Tea partiers, Russo said, “are looking for someone who is electable” more than anything else, a sentiment echoed by Phillips.

As a result of his popularity among tea partiers, Gingrich is poised to benefit if former Godfather’s Pizza CEO Herman Cain loses support as a result of the sexual harassment allegations against him — or for any other reason.

“Herman Cain is doing well right now largely because of tea party support, and tea party voters like Gingrich a whole lot more than they do [former Massachusetts Gov. Mitt] Romney or [Texas Gov.

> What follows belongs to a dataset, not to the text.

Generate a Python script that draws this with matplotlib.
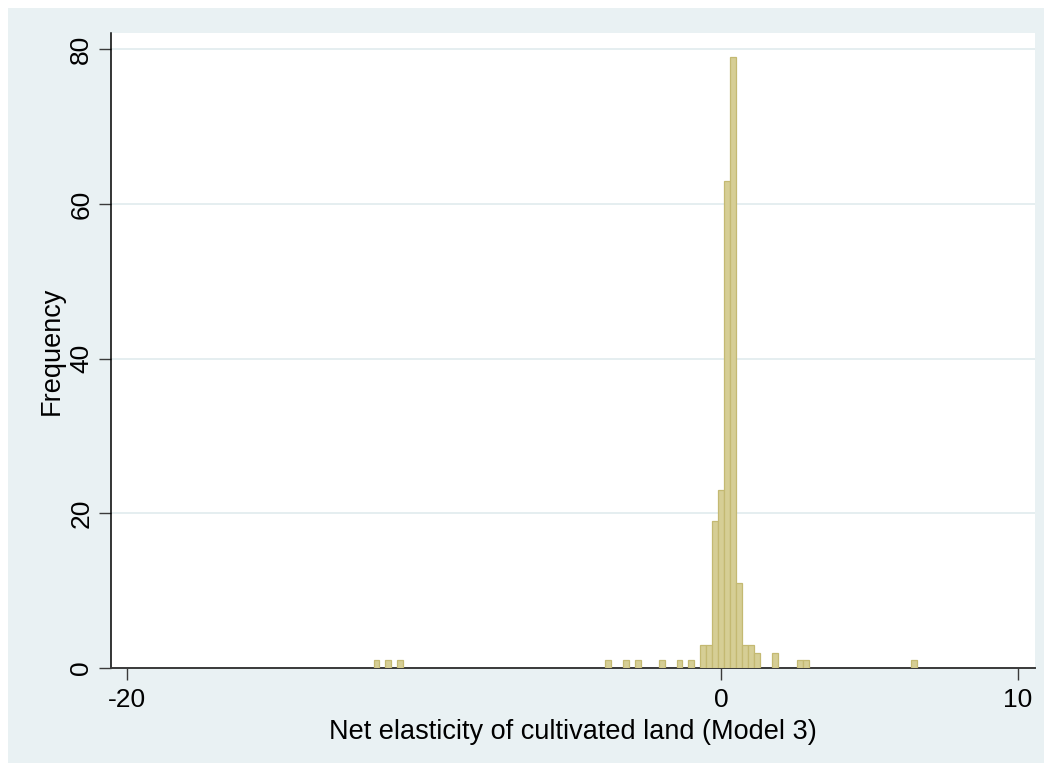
import numpy as np
import matplotlib
matplotlib.use("Agg")
import matplotlib.pyplot as plt
from matplotlib.patches import Rectangle

plt.rcParams['font.family'] = ['Liberation Sans', 'DejaVu Sans']
plt.rcParams['axes.unicode_minus'] = False

# bin centres and frequencies, bin width 0.2
bin_centers = [-11.60, -11.20, -10.80,
               -3.80, -3.20, -2.80, -2.00, -1.40, -1.00,
               -0.60, -0.40, -0.20, 0.00, 0.20, 0.40, 0.60, 0.80, 1.00, 1.20,
               1.82, 2.65, 2.85, 6.50]
counts = [1, 1, 1,
          1, 1, 1, 1, 1, 1,
          3, 3, 19, 23, 63, 79, 11, 3, 3, 2,
          2, 1, 1, 1]
bin_width = 0.2

x_ticks = [-20, 0, 10]
y_ticks = [0, 20, 40, 60, 80]

bg = '#e9f1f3'
fill = '#d6ce95'
edge = '#c4b972'

fig = plt.figure(figsize=(10.52, 7.71), dpi=100, facecolor='white')
fig.add_artist(Rectangle((8 / 1052, 8 / 771), 1036 / 1052, 755 / 771,
                         transform=fig.transFigure, facecolor=bg,
                         edgecolor='none', zorder=-10))

ax = fig.add_axes([110.7 / 1052, 103 / 771, (1035 - 110.7) / 1052, (668 - 33) / 771])
ax.set_facecolor('white')

ax.bar(bin_centers, counts, width=bin_width, color=fill, edgecolor=edge,
       linewidth=0.9, zorder=3)

ax.set_xlim(-20.55, 10.57)
ax.set_ylim(0, 82.1)
ax.set_xticks(x_ticks)
ax.set_yticks(y_ticks)
ax.set_yticklabels([str(v) for v in y_ticks], rotation=90, va='center')

ax.yaxis.grid(True, color='#e3edef', linewidth=1.3, zorder=0)
ax.set_axisbelow(True)

for s in ['top', 'right']:
    ax.spines[s].set_visible(False)
ax.spines['left'].set_color('black')
ax.spines['left'].set_linewidth(1.1)
ax.spines['bottom'].set_color('#3a3a3a')
ax.spines['bottom'].set_linewidth(1.4)

ax.tick_params(axis='both', direction='out', length=8.5, width=1.0,
               color='#3a3a3a', labelsize=19, pad=6)
ax.tick_params(axis='y', pad=4)

ax.set_xlabel('Net elasticity of cultivated land (Model 3)', fontsize=19.5, labelpad=5)
ax.set_ylabel('Frequency', fontsize=19.5, labelpad=3)

fig.savefig('out.png', dpi=100, facecolor=fig.get_facecolor())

Rick] Perry,” emailed Tom Jensen, director of Public Policy Polling. He pointed to polling data from several states, which found Gingrich the second-choice candidate of a plurality of Cain supporters.

Phillips argued that even Gingrich’s history as a Washington insider has become an attractive credential.

“You can’t just have somebody walk in from totally outside of Washington and expect to just change things over night,” Phillips said. “There’s a learning curve that comes with being president of the United States. Given the dangerous times we live in, I’d prefer the president to have as short a learning curve as possible.”

When it comes to which candidate “can take on president Obama and beat the Obama machine,” said Hammond, the former House Speaker’s communications guru, voters are realizing that “the best person we have who could take him on is Newt Gingrich.”

“I believe Gingrich will be a major factor on election day in New Hampshire and in all of the early primary states,” said Dennehy, agreeing. “His depth of knowledge on the issues and his experience is difficult to compete with, which makes him formidable.”

If he does make a play, Galen said, it won’t be in the traditional way.

“He knows that if he’s going to win, it is going to be on the strength of his ideas and his ability to communicate with voters on a macro level, through earned media, or whatever, or I saw there’s now a Super PAC,” Galen explained. “He’s not going to win because he drove more old ladies to the caucus place than the Bachmann campaign did.”

Despite all of this, cautions Galen, the path to the nomination for Gingrich remains bumpy and uncertain.

“I think that’s a very high hill to climb,” he said. “Do I think he will make it competitive, and do I think he is doing what he is always best for, which is raising the discourse of the primary and making the other candidates better? I think he is absolutely doing that. Because when Newt talks, everybody listens.”